Request: For the material that follows, return exactly the lines from the one with "Emit a Python" through the one with "from bokeh.resources import INLINE", both ends included.

Source records:
════════════════

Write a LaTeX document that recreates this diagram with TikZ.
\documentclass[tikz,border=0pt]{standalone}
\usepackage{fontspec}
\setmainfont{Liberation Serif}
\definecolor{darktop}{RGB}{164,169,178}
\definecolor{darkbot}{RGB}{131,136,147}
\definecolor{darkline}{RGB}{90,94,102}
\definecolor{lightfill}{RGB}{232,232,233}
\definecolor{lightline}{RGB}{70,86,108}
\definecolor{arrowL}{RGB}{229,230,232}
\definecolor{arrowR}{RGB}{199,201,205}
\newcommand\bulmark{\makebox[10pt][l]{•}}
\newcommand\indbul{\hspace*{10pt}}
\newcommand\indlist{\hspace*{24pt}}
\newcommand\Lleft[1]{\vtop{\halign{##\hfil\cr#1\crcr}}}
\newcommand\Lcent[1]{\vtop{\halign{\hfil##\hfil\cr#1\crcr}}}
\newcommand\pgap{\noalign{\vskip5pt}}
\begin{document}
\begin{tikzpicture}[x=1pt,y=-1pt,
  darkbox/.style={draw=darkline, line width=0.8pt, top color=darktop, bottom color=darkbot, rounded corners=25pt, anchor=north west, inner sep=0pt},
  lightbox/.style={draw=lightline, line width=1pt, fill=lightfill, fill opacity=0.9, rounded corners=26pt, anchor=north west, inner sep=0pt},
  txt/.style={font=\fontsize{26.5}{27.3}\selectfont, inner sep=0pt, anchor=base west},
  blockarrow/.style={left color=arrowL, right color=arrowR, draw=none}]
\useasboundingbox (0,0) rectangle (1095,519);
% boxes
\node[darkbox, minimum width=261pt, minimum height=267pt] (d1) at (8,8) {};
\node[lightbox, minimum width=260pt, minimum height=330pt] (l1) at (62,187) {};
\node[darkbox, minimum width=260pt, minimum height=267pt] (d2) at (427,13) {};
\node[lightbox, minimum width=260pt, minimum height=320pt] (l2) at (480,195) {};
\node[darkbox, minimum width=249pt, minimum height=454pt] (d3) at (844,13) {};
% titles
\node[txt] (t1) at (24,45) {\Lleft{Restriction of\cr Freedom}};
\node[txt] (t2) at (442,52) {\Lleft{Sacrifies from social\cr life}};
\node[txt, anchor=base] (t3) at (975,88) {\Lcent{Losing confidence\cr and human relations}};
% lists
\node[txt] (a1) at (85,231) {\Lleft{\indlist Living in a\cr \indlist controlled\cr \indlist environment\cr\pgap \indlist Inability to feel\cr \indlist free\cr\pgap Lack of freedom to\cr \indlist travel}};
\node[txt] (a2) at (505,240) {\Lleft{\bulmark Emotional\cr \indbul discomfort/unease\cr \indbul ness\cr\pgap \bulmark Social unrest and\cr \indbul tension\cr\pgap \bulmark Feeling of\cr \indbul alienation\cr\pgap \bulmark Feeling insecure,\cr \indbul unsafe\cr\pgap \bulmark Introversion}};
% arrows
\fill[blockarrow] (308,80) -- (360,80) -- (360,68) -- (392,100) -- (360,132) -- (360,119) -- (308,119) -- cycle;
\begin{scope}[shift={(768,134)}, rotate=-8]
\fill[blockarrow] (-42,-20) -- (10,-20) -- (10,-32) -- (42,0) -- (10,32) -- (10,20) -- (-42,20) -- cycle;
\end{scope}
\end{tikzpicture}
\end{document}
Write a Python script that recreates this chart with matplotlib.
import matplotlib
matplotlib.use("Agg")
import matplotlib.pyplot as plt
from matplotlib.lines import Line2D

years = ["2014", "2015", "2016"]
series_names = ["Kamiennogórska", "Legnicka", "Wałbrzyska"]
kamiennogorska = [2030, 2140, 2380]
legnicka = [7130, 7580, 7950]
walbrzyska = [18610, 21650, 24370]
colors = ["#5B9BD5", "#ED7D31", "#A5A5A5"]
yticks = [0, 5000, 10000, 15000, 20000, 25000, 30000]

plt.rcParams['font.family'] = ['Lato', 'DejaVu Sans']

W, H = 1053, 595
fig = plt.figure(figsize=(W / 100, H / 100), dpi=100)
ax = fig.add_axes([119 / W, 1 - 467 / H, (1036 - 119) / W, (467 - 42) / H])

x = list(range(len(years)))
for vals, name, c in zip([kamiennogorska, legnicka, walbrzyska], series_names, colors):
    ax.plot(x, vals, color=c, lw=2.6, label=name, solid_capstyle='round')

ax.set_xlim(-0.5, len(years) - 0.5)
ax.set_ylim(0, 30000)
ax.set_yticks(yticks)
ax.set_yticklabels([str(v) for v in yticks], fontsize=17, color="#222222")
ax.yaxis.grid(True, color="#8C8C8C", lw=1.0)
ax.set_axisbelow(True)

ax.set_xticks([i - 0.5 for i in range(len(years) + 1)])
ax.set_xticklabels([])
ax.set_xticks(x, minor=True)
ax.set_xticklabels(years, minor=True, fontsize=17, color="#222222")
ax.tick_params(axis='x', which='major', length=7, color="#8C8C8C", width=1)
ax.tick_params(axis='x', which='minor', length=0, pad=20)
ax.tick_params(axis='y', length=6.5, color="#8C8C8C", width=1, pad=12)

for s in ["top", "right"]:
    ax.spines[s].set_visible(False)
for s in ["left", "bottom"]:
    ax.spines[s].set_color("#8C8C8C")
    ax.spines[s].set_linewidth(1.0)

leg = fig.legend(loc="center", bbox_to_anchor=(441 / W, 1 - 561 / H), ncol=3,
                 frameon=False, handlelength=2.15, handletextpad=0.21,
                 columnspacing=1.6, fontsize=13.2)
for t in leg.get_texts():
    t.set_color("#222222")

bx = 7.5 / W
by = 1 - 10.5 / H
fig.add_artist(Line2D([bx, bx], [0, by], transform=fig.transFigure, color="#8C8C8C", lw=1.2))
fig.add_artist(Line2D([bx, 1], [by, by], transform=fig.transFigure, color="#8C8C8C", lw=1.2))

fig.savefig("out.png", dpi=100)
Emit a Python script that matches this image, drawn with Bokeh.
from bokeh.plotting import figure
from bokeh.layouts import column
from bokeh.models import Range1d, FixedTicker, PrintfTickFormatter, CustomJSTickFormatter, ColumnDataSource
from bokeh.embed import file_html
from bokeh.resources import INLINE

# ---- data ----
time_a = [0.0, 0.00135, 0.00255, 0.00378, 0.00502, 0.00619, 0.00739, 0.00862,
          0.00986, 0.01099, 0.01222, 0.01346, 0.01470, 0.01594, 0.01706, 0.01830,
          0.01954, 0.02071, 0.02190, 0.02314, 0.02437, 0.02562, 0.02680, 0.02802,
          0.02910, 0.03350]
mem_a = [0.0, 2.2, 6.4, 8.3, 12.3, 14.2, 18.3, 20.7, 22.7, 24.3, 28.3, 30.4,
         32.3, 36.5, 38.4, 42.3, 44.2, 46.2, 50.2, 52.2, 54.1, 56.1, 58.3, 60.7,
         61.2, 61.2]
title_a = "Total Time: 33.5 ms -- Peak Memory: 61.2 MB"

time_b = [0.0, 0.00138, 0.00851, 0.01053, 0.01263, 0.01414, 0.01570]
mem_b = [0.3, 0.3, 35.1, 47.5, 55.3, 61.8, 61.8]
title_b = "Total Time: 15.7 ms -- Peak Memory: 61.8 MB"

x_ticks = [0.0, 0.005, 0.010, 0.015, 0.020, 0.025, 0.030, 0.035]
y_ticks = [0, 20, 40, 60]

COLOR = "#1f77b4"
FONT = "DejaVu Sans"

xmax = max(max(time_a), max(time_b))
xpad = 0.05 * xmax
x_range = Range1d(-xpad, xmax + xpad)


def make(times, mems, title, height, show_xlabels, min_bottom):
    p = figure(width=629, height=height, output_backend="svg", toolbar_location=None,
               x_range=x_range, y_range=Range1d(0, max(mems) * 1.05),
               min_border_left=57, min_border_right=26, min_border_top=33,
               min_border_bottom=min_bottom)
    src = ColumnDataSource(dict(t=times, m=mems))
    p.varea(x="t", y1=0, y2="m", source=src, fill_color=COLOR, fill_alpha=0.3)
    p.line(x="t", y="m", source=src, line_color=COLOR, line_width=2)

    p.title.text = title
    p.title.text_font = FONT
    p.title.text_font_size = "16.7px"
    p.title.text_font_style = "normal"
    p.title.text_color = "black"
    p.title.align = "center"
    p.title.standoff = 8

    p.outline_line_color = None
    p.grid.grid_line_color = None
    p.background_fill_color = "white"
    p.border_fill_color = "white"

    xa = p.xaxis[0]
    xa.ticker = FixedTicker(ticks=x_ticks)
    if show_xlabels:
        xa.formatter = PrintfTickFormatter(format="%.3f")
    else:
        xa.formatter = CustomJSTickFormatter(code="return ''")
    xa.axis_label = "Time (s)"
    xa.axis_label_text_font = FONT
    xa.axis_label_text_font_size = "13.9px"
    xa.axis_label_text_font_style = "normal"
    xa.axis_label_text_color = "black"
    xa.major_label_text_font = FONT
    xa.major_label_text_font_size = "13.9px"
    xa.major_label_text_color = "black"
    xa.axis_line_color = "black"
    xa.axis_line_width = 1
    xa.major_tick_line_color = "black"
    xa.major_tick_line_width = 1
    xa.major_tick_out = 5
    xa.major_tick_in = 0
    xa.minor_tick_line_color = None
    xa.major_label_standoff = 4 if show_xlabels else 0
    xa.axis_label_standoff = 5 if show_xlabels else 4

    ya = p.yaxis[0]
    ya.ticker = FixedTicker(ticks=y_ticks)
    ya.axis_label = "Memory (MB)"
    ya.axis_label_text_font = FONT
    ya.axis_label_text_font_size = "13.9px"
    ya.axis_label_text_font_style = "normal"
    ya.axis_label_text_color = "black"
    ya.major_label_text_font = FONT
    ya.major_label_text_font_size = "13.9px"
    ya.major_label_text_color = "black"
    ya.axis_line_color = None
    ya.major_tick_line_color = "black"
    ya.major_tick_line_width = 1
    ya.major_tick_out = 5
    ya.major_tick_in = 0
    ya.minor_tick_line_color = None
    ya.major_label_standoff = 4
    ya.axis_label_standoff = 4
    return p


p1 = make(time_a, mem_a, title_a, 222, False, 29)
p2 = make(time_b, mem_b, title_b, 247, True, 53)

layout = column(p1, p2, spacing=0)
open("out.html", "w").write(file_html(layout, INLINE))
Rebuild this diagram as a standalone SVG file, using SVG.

════════════════

Solution to this problem:
Emit a Python script that matches this image, drawn with Bokeh.
from bokeh.plotting import figure
from bokeh.layouts import column
from bokeh.models import Range1d, FixedTicker, PrintfTickFormatter, CustomJSTickFormatter, ColumnDataSource
from bokeh.embed import file_html
from bokeh.resources import INLINE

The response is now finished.